High costs will limit capacity growth in trucking
Used truck prices have increased by over 50% for 3-year-old models over the past 12 months. With the larger fleets struggling to recruit new drivers to the space, cost barriers will limit the small fleet/owner-operator growth as well, helping to extend the capacity crunch on all levels.
It is a fairly well-known fact inside the trucking industry that over 90% of the fleets operating in the U.S. have less than 21 trucks. The barriers to entry for starting a trucking company are basically limited to the size of your wallet and your ability to finance a vehicle. This cost barrier has grown sharply over the past year — to a point where many are likely to forego the effort.
Supply chain issues have ironically plagued trucking OEMs as their own production limitations contribute to the limited supply of vehicles available for transporting goods. Class 8 orders stalled over the summer, not necessarily due to seasonal spending patterns but because of delays in production capabilities, as Alan Adler wrote about multiple times in September.
With new equipment becoming less available, the larger fleets that normally purchase the majority of these new trucks are holding on to their older vehicles for longer periods of time. Used trucks are the most economical way for smaller fleets and owner-operators to start and grow their businesses, and paying $90K for a truck is dramatically different than spending the $58K they did in July 2020.
Trucking rates are very high at the moment, but even with expanding margins this price is becoming much harder to overcome.
Looking at Truckload Carriers Association data that is largely comprised of small and midsize fleets, operating ratios — what percentage of the revenue is spent on moving the freight — are still in the low 90s.
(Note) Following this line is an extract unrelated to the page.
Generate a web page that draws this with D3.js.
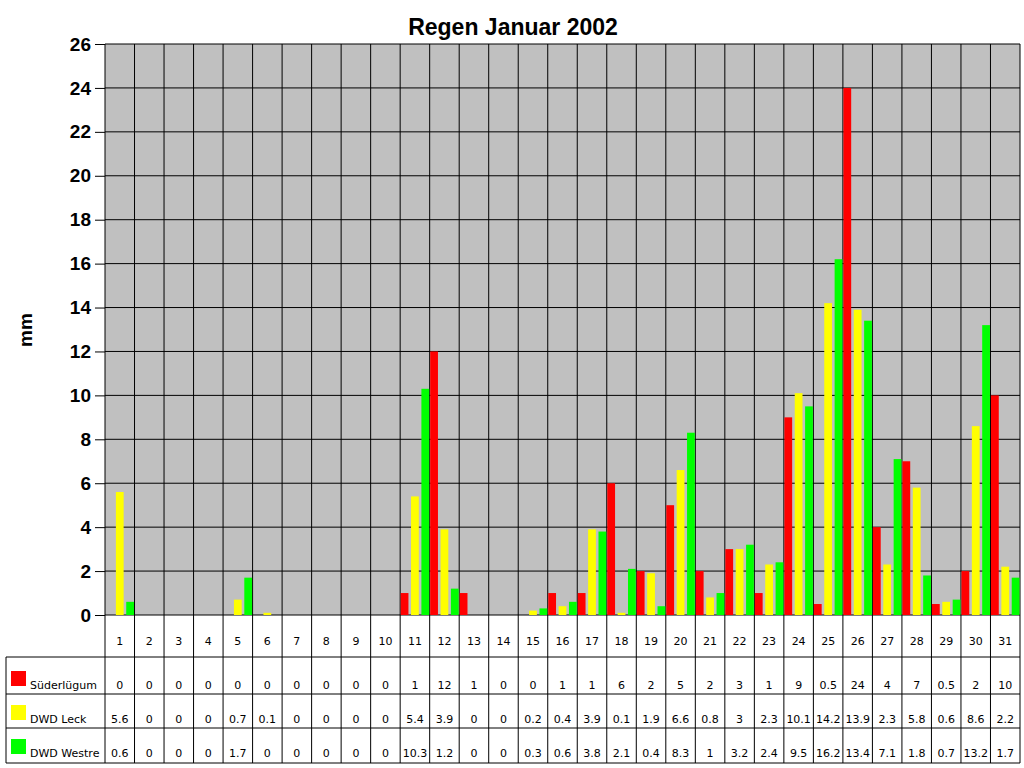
<!DOCTYPE html><html><head><meta charset="utf-8"><script src="https://cdn.jsdelivr.net/npm/d3@7"></script>
<style>body{margin:0;background:#fff}</style></head><body><svg id="c" width="1024" height="768"></svg><script>
const days = d3.range(1,32).map(String);
const seriesNames = ["Süderlügum","DWD Leck","DWD Westre"];
const colors = ["#FF0000","#FFFF00","#00FF00"];
const suederluegum = [0,0,0,0,0,0,0,0,0,0,1,12,1,0,0,1,1,6,2,5,2,3,1,9,0.5,24,4,7,0.5,2,10];
const leck = [5.6,0,0,0,0.7,0.1,0,0,0,0,5.4,3.9,0,0,0.2,0.4,3.9,0.1,1.9,6.6,0.8,3,2.3,10.1,14.2,13.9,2.3,5.8,0.6,8.6,2.2];
const westre = [0.6,0,0,0,1.7,0,0,0,0,0,10.3,1.2,0,0,0.3,0.6,3.8,2.1,0.4,8.3,1,3.2,2.4,9.5,16.2,13.4,7.1,1.8,0.7,13.2,1.7];
const yTicks = d3.range(0,27,2);
const series=[suederluegum,leck,westre];
const svg=d3.select("#c");
const L=105,R=1020,T=44,B=615;
const x=d3.scaleBand().domain(days).range([L,R]);
const xs=d3.scaleBand().domain([0,1,2]).range([0,x.bandwidth()]).paddingInner(0.25).paddingOuter(0.05);
const y=d3.scaleLinear().domain([0,26]).range([B,T]);
svg.append("rect").attr("x",L).attr("y",T).attr("width",R-L).attr("height",B-T).attr("fill","#C0C0C0");
svg.append("g").selectAll("line").data(yTicks).join("line").attr("x1",L).attr("x2",R).attr("y1",d=>y(d)).attr("y2",d=>y(d)).attr("stroke","#000");
svg.append("g").selectAll("line").data(d3.range(32)).join("line")
 .attr("x1",i=>L+i*x.step()).attr("x2",i=>L+i*x.step()).attr("y1",T).attr("y2",763).attr("stroke","#000");
svg.append("g").attr("transform",`translate(${L},0)`).call(d3.axisLeft(y).tickValues(yTicks).tickSize(10).tickPadding(4))
 .call(g=>{g.select(".domain").remove();g.selectAll("text").attr("font-family","Liberation Sans,Arial").attr("font-weight","bold").attr("font-size",19).attr("fill","#000");});
series.forEach((s,k)=>{
 svg.append("g").selectAll("rect").data(s).join("rect")
  .attr("x",(d,i)=>x(days[i])+xs(k)).attr("width",xs.bandwidth())
  .attr("y",d=>y(d)).attr("height",d=>B-y(d)).attr("fill",colors[k]);
});
svg.append("text").attr("x",513).attr("y",35).attr("text-anchor","middle").attr("font-family","Liberation Sans,Arial").attr("font-weight","bold").attr("font-size",23).text("Regen Januar 2002");
svg.append("text").attr("transform","translate(32,330) rotate(-90)").attr("text-anchor","middle").attr("font-family","Liberation Sans,Arial").attr("font-weight","bold").attr("font-size",19).text("mm");
// table
const rowLines=[657,694,728,763];
rowLines.forEach(v=>svg.append("line").attr("x1",6).attr("x2",R).attr("y1",v).attr("y2",v).attr("stroke","#000"));
svg.append("line").attr("x1",6).attr("x2",6).attr("y1",657).attr("y2",763).attr("stroke","#000");
const tf="DejaVu Sans,Tahoma,sans-serif";
svg.append("g").selectAll("text").data(days).join("text").attr("x",d=>x(d)+x.bandwidth()/2).attr("y",645).attr("text-anchor","middle").attr("font-family",tf).attr("font-size",11).text(d=>d);
const rowBase=[689,723,757];
series.forEach((s,k)=>{
 svg.append("rect").attr("x",11).attr("y",rowBase[k]-18).attr("width",15).attr("height",15).attr("fill",colors[k]);
 svg.append("text").attr("x",30).attr("y",rowBase[k]).attr("font-family",tf).attr("font-size",11).text(seriesNames[k]);
 svg.append("g").selectAll("text").data(s).join("text").attr("x",(d,i)=>x(days[i])+x.bandwidth()/2).attr("y",rowBase[k]).attr("text-anchor","middle").attr("font-family",tf).attr("font-size",11).text(d=>d);
});
</script></body></html>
In August the members that operate van fleets reported a 93% OR, meaning they made just 7 cents for every dollar of revenue. This does not include interest or tax expenses.
The average cost of operating a vehicle was around $1.20/mile for a 500-mile run in 2019, according to the TCA and other industry averages. At full utilization, driving an average 448 miles per day and six days per week puts the total annual mileage at 134,400. Without going through an accounting lesson in depreciation, this puts the cost per mile around 11 cents. Raising the cost of a vehicle to $90K increases the cost to nearly 17 cents per mile.
This may seem like a marginal amount, but assuming all other costs have been stable (they have not been), this increases the OR to a 98%. Trucking spot rates had the bulk of their increase last year and have slowed their pace, while truck prices are now accelerating.
Truck price growth is outpacing trucking rate growth over the past six months. For certain, this has already deterred a few entrants and inhibited fleet growth. This is also occurring at a time when driver wages are expanding rapidly, eating into carrier margins. While the current cycle appears to still have plenty of fuel behind it, it is not sustainable, although increasing truck prices may contribute to its extension.